> [TASK DETAILS]: The data below should be restated word for word, with every picture omitted.

> [SOURCE MATERIAL]:
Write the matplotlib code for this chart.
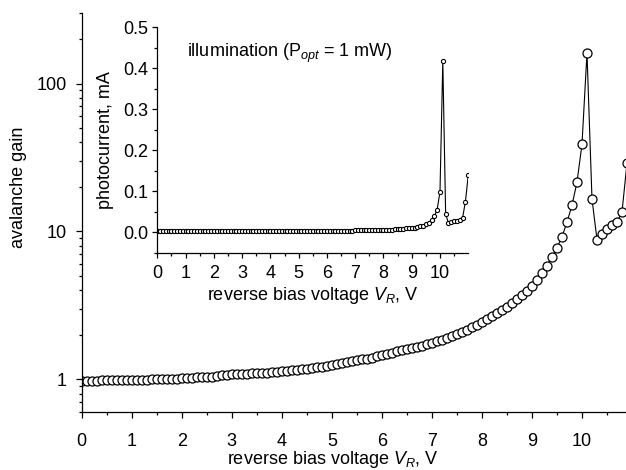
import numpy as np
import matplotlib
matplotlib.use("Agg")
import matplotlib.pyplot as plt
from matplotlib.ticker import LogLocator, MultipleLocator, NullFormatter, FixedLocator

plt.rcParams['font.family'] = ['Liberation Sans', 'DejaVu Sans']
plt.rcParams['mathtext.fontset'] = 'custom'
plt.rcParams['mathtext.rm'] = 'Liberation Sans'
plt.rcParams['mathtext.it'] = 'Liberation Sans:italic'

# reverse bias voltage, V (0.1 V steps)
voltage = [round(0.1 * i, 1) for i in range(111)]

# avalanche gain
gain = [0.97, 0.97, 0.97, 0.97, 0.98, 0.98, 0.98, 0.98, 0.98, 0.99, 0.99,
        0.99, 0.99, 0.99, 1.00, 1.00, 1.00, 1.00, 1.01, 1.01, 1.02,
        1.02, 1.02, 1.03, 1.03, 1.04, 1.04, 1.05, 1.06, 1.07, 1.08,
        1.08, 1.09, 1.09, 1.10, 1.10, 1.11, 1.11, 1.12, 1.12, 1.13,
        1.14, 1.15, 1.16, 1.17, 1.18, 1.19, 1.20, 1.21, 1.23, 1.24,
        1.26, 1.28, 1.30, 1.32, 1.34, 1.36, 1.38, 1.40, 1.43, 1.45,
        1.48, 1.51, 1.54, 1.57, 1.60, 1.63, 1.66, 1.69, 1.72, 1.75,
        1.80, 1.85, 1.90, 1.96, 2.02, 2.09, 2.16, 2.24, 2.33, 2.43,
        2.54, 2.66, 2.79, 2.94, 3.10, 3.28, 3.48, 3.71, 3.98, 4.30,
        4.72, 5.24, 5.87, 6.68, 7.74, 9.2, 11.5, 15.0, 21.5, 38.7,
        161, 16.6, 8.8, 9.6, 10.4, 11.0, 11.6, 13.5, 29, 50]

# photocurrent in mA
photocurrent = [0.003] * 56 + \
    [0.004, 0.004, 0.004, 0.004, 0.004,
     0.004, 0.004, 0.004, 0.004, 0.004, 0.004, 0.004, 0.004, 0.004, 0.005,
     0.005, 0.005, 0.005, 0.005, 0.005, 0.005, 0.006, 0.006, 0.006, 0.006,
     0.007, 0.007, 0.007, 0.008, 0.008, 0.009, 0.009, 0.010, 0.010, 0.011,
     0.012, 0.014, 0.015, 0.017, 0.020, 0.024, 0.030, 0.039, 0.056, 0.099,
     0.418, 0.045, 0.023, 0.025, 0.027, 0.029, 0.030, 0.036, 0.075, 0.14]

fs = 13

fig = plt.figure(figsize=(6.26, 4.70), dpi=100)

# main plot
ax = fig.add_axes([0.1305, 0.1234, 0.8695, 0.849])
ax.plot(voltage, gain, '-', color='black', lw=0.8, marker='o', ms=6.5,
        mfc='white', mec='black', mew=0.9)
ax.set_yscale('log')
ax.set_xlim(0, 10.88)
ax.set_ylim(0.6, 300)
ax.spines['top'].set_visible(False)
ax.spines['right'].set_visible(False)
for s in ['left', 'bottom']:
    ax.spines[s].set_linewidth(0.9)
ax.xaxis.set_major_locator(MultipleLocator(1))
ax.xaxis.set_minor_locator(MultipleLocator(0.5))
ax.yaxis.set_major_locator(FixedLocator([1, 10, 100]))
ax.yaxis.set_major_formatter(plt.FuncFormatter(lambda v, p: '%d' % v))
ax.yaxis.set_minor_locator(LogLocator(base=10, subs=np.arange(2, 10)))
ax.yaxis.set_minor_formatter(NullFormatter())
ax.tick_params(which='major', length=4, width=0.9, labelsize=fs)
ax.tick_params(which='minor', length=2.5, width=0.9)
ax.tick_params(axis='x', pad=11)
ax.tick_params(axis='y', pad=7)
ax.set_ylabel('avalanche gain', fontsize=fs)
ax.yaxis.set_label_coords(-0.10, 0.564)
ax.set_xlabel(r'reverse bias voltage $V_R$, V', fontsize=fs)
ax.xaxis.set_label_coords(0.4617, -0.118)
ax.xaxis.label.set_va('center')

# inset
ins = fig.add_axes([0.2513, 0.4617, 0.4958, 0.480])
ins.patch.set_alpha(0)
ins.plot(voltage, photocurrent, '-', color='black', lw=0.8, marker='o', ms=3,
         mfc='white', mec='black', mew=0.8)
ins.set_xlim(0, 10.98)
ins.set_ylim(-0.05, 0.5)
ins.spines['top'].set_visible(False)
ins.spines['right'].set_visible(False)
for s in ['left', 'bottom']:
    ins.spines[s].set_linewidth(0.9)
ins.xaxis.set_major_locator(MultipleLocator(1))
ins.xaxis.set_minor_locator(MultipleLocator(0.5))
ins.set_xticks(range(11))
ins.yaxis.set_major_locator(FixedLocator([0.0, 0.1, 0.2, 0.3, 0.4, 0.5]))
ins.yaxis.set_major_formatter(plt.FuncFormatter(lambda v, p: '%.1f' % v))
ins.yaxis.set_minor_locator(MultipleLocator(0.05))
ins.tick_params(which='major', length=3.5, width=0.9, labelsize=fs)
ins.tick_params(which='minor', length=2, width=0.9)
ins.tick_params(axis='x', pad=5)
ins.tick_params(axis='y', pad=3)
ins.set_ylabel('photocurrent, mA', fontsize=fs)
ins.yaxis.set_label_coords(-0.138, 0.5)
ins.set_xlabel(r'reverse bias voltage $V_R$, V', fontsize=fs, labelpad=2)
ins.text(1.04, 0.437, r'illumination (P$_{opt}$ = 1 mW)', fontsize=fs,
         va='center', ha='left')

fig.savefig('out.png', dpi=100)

> [OUTPUT BELOW]:
Write the matplotlib code for this chart.
import numpy as np
import matplotlib
matplotlib.use("Agg")
import matplotlib.pyplot as plt
from matplotlib.ticker import LogLocator, MultipleLocator, NullFormatter, FixedLocator

plt.rcParams['font.family'] = ['Liberation Sans', 'DejaVu Sans']
plt.rcParams['mathtext.fontset'] = 'custom'
plt.rcParams['mathtext.rm'] = 'Liberation Sans'
plt.rcParams['mathtext.it'] = 'Liberation Sans:italic'

# reverse bias voltage, V (0.1 V steps)
voltage = [round(0.1 * i, 1) for i in range(111)]

# avalanche gain
gain = [0.97, 0.97, 0.97, 0.97, 0.98, 0.98, 0.98, 0.98, 0.98, 0.99, 0.99,
        0.99, 0.99, 0.99, 1.00, 1.00, 1.00, 1.00, 1.01, 1.01, 1.02,
        1.02, 1.02, 1.03, 1.03, 1.04, 1.04, 1.05, 1.06, 1.07, 1.08,
        1.08, 1.09, 1.09, 1.10, 1.10, 1.11, 1.11, 1.12, 1.12, 1.13,
        1.14, 1.15, 1.16, 1.17, 1.18, 1.19, 1.20, 1.21, 1.23, 1.24,
        1.26, 1.28, 1.30, 1.32, 1.34, 1.36, 1.38, 1.40, 1.43, 1.45,
        1.48, 1.51, 1.54, 1.57, 1.60, 1.63, 1.66, 1.69, 1.72, 1.75,
        1.80, 1.85, 1.90, 1.96, 2.02, 2.09, 2.16, 2.24, 2.33, 2.43,
        2.54, 2.66, 2.79, 2.94, 3.10, 3.28, 3.48, 3.71, 3.98, 4.30,
        4.72, 5.24, 5.87, 6.68, 7.74, 9.2, 11.5, 15.0, 21.5, 38.7,
        161, 16.6, 8.8, 9.6, 10.4, 11.0, 11.6, 13.5, 29, 50]

# photocurrent in mA
photocurrent = [0.003] * 56 + \
    [0.004, 0.004, 0.004, 0.004, 0.004,
     0.004, 0.004, 0.004, 0.004, 0.004, 0.004, 0.004, 0.004, 0.004, 0.005,
     0.005, 0.005, 0.005, 0.005, 0.005, 0.005, 0.006, 0.006, 0.006, 0.006,
     0.007, 0.007, 0.007, 0.008, 0.008, 0.009, 0.009, 0.010, 0.010, 0.011,
     0.012, 0.014, 0.015, 0.017, 0.020, 0.024, 0.030, 0.039, 0.056, 0.099,
     0.418, 0.045, 0.023, 0.025, 0.027, 0.029, 0.030, 0.036, 0.075, 0.14]

fs = 13

fig = plt.figure(figsize=(6.26, 4.70), dpi=100)

# main plot
ax = fig.add_axes([0.1305, 0.1234, 0.8695, 0.849])
ax.plot(voltage, gain, '-', color='black', lw=0.8, marker='o', ms=6.5,
        mfc='white', mec='black', mew=0.9)
ax.set_yscale('log')
ax.set_xlim(0, 10.88)
ax.set_ylim(0.6, 300)
ax.spines['top'].set_visible(False)
ax.spines['right'].set_visible(False)
for s in ['left', 'bottom']:
    ax.spines[s].set_linewidth(0.9)
ax.xaxis.set_major_locator(MultipleLocator(1))
ax.xaxis.set_minor_locator(MultipleLocator(0.5))
ax.yaxis.set_major_locator(FixedLocator([1, 10, 100]))
ax.yaxis.set_major_formatter(plt.FuncFormatter(lambda v, p: '%d' % v))
ax.yaxis.set_minor_locator(LogLocator(base=10, subs=np.arange(2, 10)))
ax.yaxis.set_minor_formatter(NullFormatter())
ax.tick_params(which='major', length=4, width=0.9, labelsize=fs)
ax.tick_params(which='minor', length=2.5, width=0.9)
ax.tick_params(axis='x', pad=11)
ax.tick_params(axis='y', pad=7)
ax.set_ylabel('avalanche gain', fontsize=fs)
ax.yaxis.set_label_coords(-0.10, 0.564)
ax.set_xlabel(r'reverse bias voltage $V_R$, V', fontsize=fs)
ax.xaxis.set_label_coords(0.4617, -0.118)
ax.xaxis.label.set_va('center')

# inset
ins = fig.add_axes([0.2513, 0.4617, 0.4958, 0.480])
ins.patch.set_alpha(0)
ins.plot(voltage, photocurrent, '-', color='black', lw=0.8, marker='o', ms=3,
         mfc='white', mec='black', mew=0.8)
ins.set_xlim(0, 10.98)
ins.set_ylim(-0.05, 0.5)
ins.spines['top'].set_visible(False)
ins.spines['right'].set_visible(False)
for s in ['left', 'bottom']:
    ins.spines[s].set_linewidth(0.9)
ins.xaxis.set_major_locator(MultipleLocator(1))
ins.xaxis.set_minor_locator(MultipleLocator(0.5))
ins.set_xticks(range(11))
ins.yaxis.set_major_locator(FixedLocator([0.0, 0.1, 0.2, 0.3, 0.4, 0.5]))
ins.yaxis.set_major_formatter(plt.FuncFormatter(lambda v, p: '%.1f' % v))
ins.yaxis.set_minor_locator(MultipleLocator(0.05))
ins.tick_params(which='major', length=3.5, width=0.9, labelsize=fs)
ins.tick_params(which='minor', length=2, width=0.9)
ins.tick_params(axis='x', pad=5)
ins.tick_params(axis='y', pad=3)
ins.set_ylabel('photocurrent, mA', fontsize=fs)
ins.yaxis.set_label_coords(-0.138, 0.5)
ins.set_xlabel(r'reverse bias voltage $V_R$, V', fontsize=fs, labelpad=2)
ins.text(1.04, 0.437, r'illumination (P$_{opt}$ = 1 mW)', fontsize=fs,
         va='center', ha='left')

fig.savefig('out.png', dpi=100)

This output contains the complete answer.